I am implementing a typeahead feature in our system where our customers can search for products in their own products catalog.
I created a text search index on the name of the product with a custom analyzer (single tokenizer and toLower filter)
I am doing a regex query with a limit of 500 in order to return all the products that contain the search value somewhere in the product name.
For example. if a user searches for “drink” the regex query I am doing is - .*drink.*
Basically, it works really good, but when the user searches for something with a lot of results I get an error: TooManyClauses[maxClauseCount is set to 1024]
We have 8172 documents for “Bosch” products. I am aware of the reason why I get the “TooManyClauses” err (at least I think so), but nevertheless, I want to get only 500 documents and not all the results.
Is there a way to get some results without getting the “TooManyClauses” error?
Hello @Eli_gotesman, the reason for the TooManyClauses error is because more than 1024 terms in your index matched “.*drink.*”. Limit/Size does not have anything to do with this setting. Size is applied to the result set generated once all the matches are determined for the search term.

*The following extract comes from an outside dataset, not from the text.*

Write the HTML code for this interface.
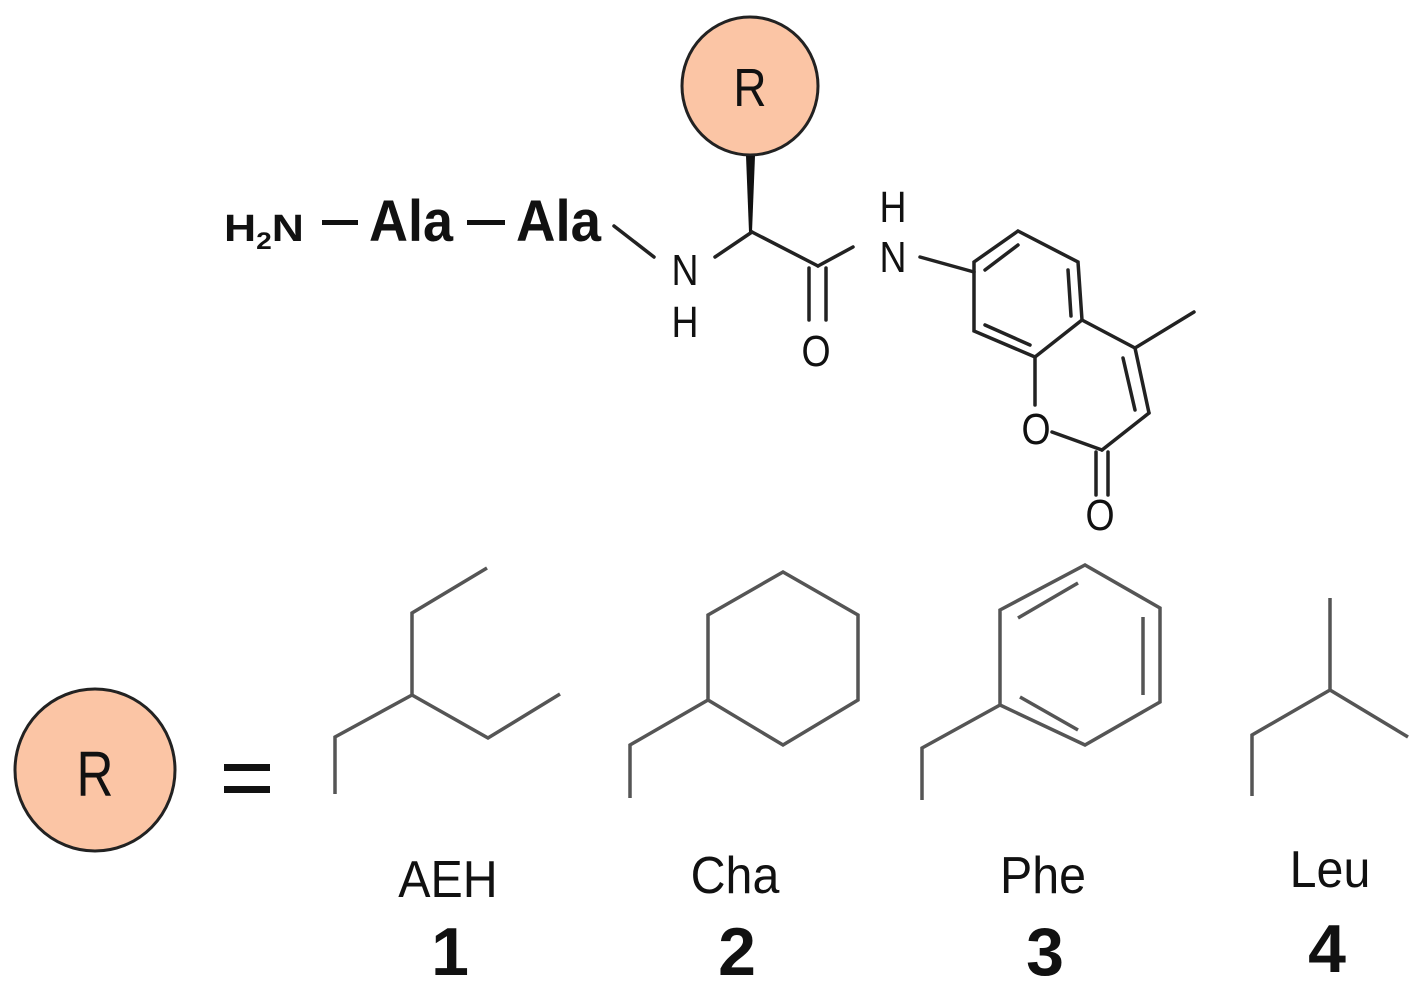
<!DOCTYPE html>
<html><head><meta charset="utf-8"><style>
html,body{margin:0;padding:0;background:#fff;}
svg{display:block;}
</style></head><body>
<svg width="1426" height="998" viewBox="0 0 1426 998" xmlns="http://www.w3.org/2000/svg">
<g font-family="Liberation Sans, sans-serif">
<ellipse cx="750" cy="86" rx="68" ry="69" fill="#fbc5a5" stroke="#222" stroke-width="3"/>
<text x="750" y="106" font-size="54" text-anchor="middle" fill="#111" transform="translate(750,0) scale(0.85,1) translate(-750,0)">R</text>
<polygon points="746,156 755,156 752,232 749,232" fill="#111"/>
<text x="224" y="241" font-size="38" font-weight="bold" fill="#111" textLength="80" lengthAdjust="spacingAndGlyphs">H<tspan font-size="24" dy="8">2</tspan><tspan dy="-8">N</tspan></text>
<rect x="322" y="220" width="36" height="5" fill="#111"/>
<rect x="467" y="220" width="38" height="5" fill="#111"/>
<text x="369" y="241" font-size="58" font-weight="bold" fill="#111" textLength="84" lengthAdjust="spacingAndGlyphs">Ala</text>
<text x="516" y="241" font-size="58" font-weight="bold" fill="#111" textLength="85" lengthAdjust="spacingAndGlyphs">Ala</text>
<g stroke="#222" stroke-width="3.5" fill="none" stroke-linecap="round">
<line x1="614" y1="226" x2="654" y2="257"/>
<line x1="715" y1="257" x2="752" y2="232"/>
<line x1="752" y1="232" x2="818" y2="266"/>
<line x1="818" y1="266" x2="853" y2="247"/>
<line x1="809" y1="268" x2="809" y2="320"/>
<line x1="826" y1="268" x2="826" y2="320"/>
<line x1="920" y1="257" x2="974" y2="272"/>
<polygon points="1018,231 1078,262 1082,320 1035,357 974,331 974,262"/>
<line x1="1068" y1="270" x2="1071" y2="316"/>
<line x1="985" y1="270" x2="1018" y2="245"/>
<line x1="985" y1="325" x2="1030" y2="345"/>
<line x1="1082" y1="320" x2="1135" y2="348"/>
<line x1="1135" y1="348" x2="1149" y2="413"/>
<line x1="1123" y1="358" x2="1135" y2="410"/>
<line x1="1149" y1="413" x2="1102" y2="450"/>
<line x1="1102" y1="450" x2="1052" y2="432"/>
<line x1="1035" y1="357" x2="1035" y2="405"/>
<line x1="1135" y1="348" x2="1194" y2="312"/>
<line x1="1096" y1="452" x2="1096" y2="495"/>
<line x1="1108" y1="452" x2="1108" y2="495"/>
</g>
<g font-size="44" fill="#111" text-anchor="middle">
<text x="685" y="285" transform="translate(685,0) scale(0.85,1) translate(-685,0)">N</text>
<text x="685" y="337" transform="translate(685,0) scale(0.85,1) translate(-685,0)">H</text>
<text x="893" y="272" transform="translate(893,0) scale(0.85,1) translate(-893,0)">N</text>
<text x="893" y="222" transform="translate(893,0) scale(0.85,1) translate(-893,0)">H</text>
<text x="816" y="366" transform="translate(816,0) scale(0.85,1) translate(-816,0)">O</text>
<text x="1036" y="444" transform="translate(1036,0) scale(0.85,1) translate(-1036,0)">O</text>
<text x="1100" y="530" transform="translate(1100,0) scale(0.85,1) translate(-1100,0)">O</text>
</g>
<ellipse cx="95" cy="770" rx="80" ry="81" fill="#fbc5a5" stroke="#222" stroke-width="3"/>
<text x="95" y="796" font-size="64" text-anchor="middle" fill="#111" transform="translate(95,0) scale(0.8,1) translate(-95,0)">R</text>
<rect x="224" y="764" width="46" height="7" fill="#111"/>
<rect x="224" y="786" width="46" height="7" fill="#111"/>
<g stroke="#555" stroke-width="3.5" fill="none">
<polyline points="335,794 335,737 412,695 412,613 487,568"/>
<polyline points="412,695 488,738 560,694"/>
<polyline points="630,798 630,745 708,700"/>
<polygon points="708,700 708,615 783,572 858,615 858,700 783,745"/>
<polyline points="922,800 922,748 1000,705"/>
<polygon points="1000,705 1000,610 1085,565 1160,608 1160,702 1085,745"/>
<line x1="1018" y1="618" x2="1078" y2="583"/>
<line x1="1143" y1="617" x2="1143" y2="695"/>
<line x1="1020" y1="697" x2="1078" y2="730"/>
<polyline points="1252,796 1252,735 1330,690 1330,598"/>
<line x1="1330" y1="690" x2="1408" y2="737"/>
</g>
<g font-size="52" fill="#111" text-anchor="middle">
<text x="448" y="897" transform="translate(448,0) scale(0.93,1) translate(-448,0)">AEH</text>
<text x="735" y="893" transform="translate(735,0) scale(0.93,1) translate(-735,0)">Cha</text>
<text x="1043" y="893" transform="translate(1043,0) scale(0.93,1) translate(-1043,0)">Phe</text>
<text x="1330" y="887" transform="translate(1330,0) scale(0.93,1) translate(-1330,0)">Leu</text>
</g>
<g font-size="68" font-weight="bold" fill="#111" text-anchor="middle">
<text x="450" y="975">1</text>
<text x="737" y="975">2</text>
<text x="1045" y="975">3</text>
<text x="1327" y="972">4</text>
</g>
</g>
</svg>
</body></html>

Now, I’m not certain what release you’re on, but with the upcoming release we intend to make the maxClauseCount configurable at run time. Until such a time however, you would need to make the regex a little more narrow so the number of terms that can be matched would be lesser than 1024.
Trying to clarify the error message, It doesn’t necessarily mean that there are more than 1024 document matches/(TooManyClauses default limit).
What this means is that - there are more than 1024 searchable candidate terms which satisfies the regex or the given query criteria. So eventually there could be thousands or millions of documents satisfying the search.
Hence the intent of this error is - to hint the user that please try to be more specific about your search so that you get more relevant results for the query.
Its going to be in 6.5.0 release. The time lines are yet to be finalised.